The pressure on China’s financial system and the balance sheets of lenders is immense. In 2024 alone, China’s financial sector disposed of a record 3.8 trillion yuan (S$679 billion) in non-performing assets, 27 per cent more than the previous year, according to data from the National Financial Regulatory Administration. The market for soured debt is booming, with transfers of non-performing loans on the country’s official exchange platform surging around 80 per cent last year.
The bad debt crisis stems partly from the multi-year slump in the property sector, which has had a domino effect on industries up and down the supply chain, from construction to finance. Banks, which had fuelled the boom not only with traditional on-balance-sheet loans but also through off-balance-sheet wealth management products, are now seeing their financial strength and asset quality weaken. Recovering some of those bad debts is better than nothing.

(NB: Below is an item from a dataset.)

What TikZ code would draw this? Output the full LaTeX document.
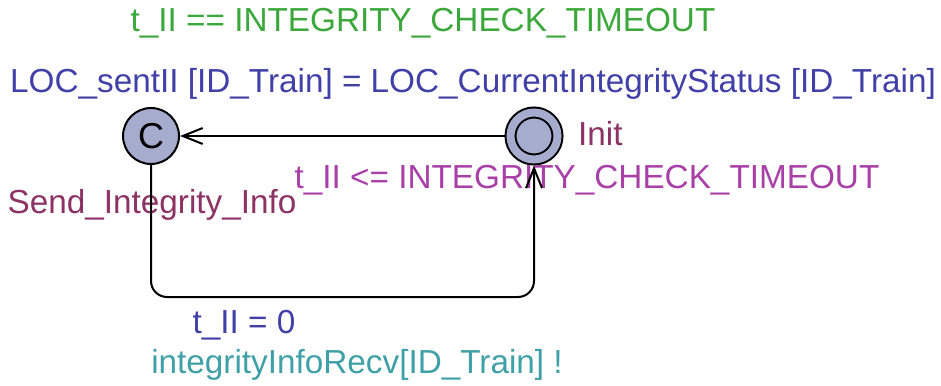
\documentclass[tikz,border=0pt]{standalone}
\usepackage{fontspec}
\setmainfont{Liberation Sans}
\usetikzlibrary{automata, positioning, arrows.meta}
\definecolor{locfill}{RGB}{166,172,206}
\definecolor{guardcol}{RGB}{60,168,60}
\definecolor{assigncol}{RGB}{64,64,168}
\definecolor{synccol}{RGB}{64,160,168}
\definecolor{invcol}{RGB}{168,64,168}
\definecolor{namecol}{RGB}{140,50,100}
\tikzset{
  >={Straight Barb[length=20pt, width=16pt]},
  node distance=383pt,
  every state/.style={draw, line width=2pt, fill=locfill, inner sep=0pt},
  committed/.style={minimum size=56pt, outer sep=1pt, font=\fontsize{36pt}{38pt}\selectfont},
  initloc/.style={minimum size=47pt, double=locfill, double distance=8pt, outer sep=6pt},
  trans/.style={->, line width=2pt, rounded corners=16pt},
  lbl/.style={inner sep=0pt, font=\fontsize{33.3pt}{40pt}\selectfont},
  guard/.style={lbl, text=guardcol},
  assign/.style={lbl, text=assigncol},
  sync/.style={lbl, text=synccol},
  inv/.style={lbl, text=invcol},
  locname/.style={lbl, text=namecol},
}

\begin{document}
\begin{tikzpicture}[x=1pt, y=-1pt]
      \useasboundingbox (0,0) rectangle (941,385);
      \node[state, committed] (send) at (151,136) {C};
      \node[state, initloc, right of=send] (init) {};
      \node[locname, anchor=base west] (initname) at (578,145) {Init};
      \node[inv, anchor=base] (initinv) at (587,188) {t\_II <= INTEGRITY\_CHECK\_TIMEOUT};
      \node[locname, anchor=base] (sendname) at (152,213) {Send\_Integrity\_Info};
      \node[guard, anchor=base] (g1) at (423,32) {t\_II == INTEGRITY\_CHECK\_TIMEOUT};
      \node[assign, anchor=base] (a1) at (473,93) {LOC\_sentII [ID\_Train] = LOC\_CurrentIntegrityStatus [ID\_Train]};
      \node[assign, anchor=base] (a2) at (244,333) {t\_II = 0};
      \node[sync, anchor=base] (s2) at (357,373) {integrityInfoRecv[ID\_Train] !};
      \coordinate (bottom) at (340,297);
      \draw[trans] (init) -- (send);
      \draw[trans] (send.south) |- (bottom) -| (init.south);
    \end{tikzpicture}
\end{document}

“China has emphasised defusing real-estate risks for years, but financial institutions still face challenges such as declining asset values and prolonged disposal cycles,” said Du Guodong, a partner at Beijing-based Hylands Law Firm, which co-authored a report on the topic that was published in July. “When the value of collateral, such as land or buildings under construction, is insufficient to cover the principal and interest on the debt, and the debtor’s domestic assets have been depleted with key assets hidden overseas, domestic collection efforts become futile. This is what creates the need for global recovery.”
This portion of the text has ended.